Quantum tetrahedra and simplicial spin networks

TL;DR

The paper links tetrahedral geometry to SU($2$) representations by defining a quantum tetrahedron via the closure of face spins, revealing quantum fluctuations that necessitate a mean-geometry interpretation. It then develops a kinematical, purely combinatorial simplicial gauge theory based on 4-valent dual graphs, where SU($2$) spin networks encode geometric data and diffeomorphism invariance is realized combinatorially.

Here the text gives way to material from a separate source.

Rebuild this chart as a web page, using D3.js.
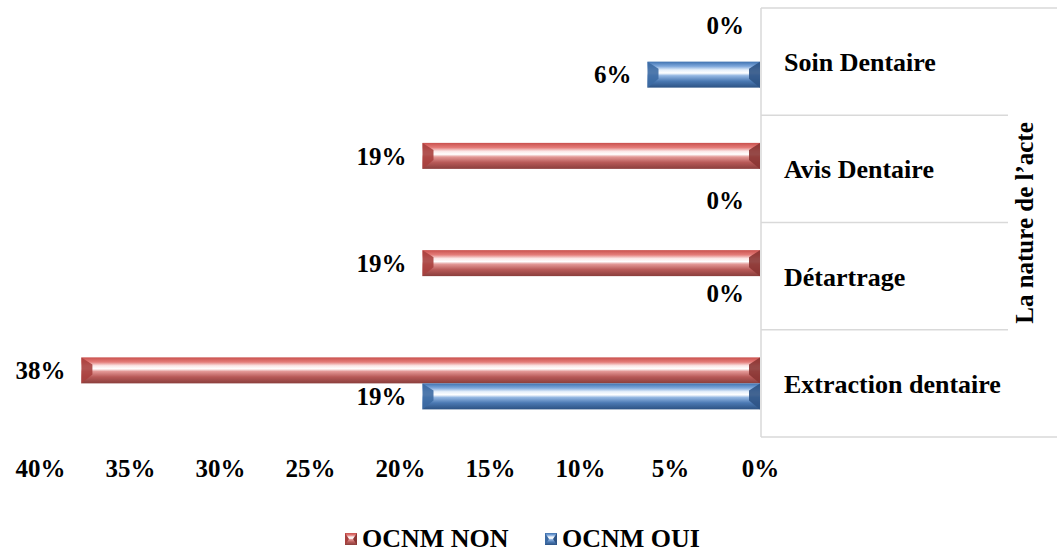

By tying quantum tetrahedra to 4-valent spin-network vertices, the work connects to Loop Quantum Gravity and Regge Calculus, and discusses a volume-like operator ${f U}$ with potential higher-dimensional interpretations. Finally, it sketches routes to dynamics—via a scalar constraint or Regge-like transition moves—toward a full quantum gravity framework and continuum limit.

Abstract

A new link between tetrahedra and the group SU(2) is pointed out: by associating to each face of a tetrahedron an irreducible unitary SU(2) representation and by imposing that the faces close, the concept of quantum tetrahedron is seen to emerge. The Hilbert space of the quantum tetrahedron is introduced and it is shown that, due to an uncertainty relation, the ``geometry of the tetrahedron'' exists only in the sense of ``mean geometry''. A kinematical model of quantum gauge theory is also proposed, which shares the advantages of the Loop Representation approach in handling in a simple way gauge- and diff-invariances at a quantum level, but is completely combinatorial. The concept of quantum tetrahedron finds a natural application in this model, giving a possible intepretation of SU(2) spin networks in terms of geometrical objects.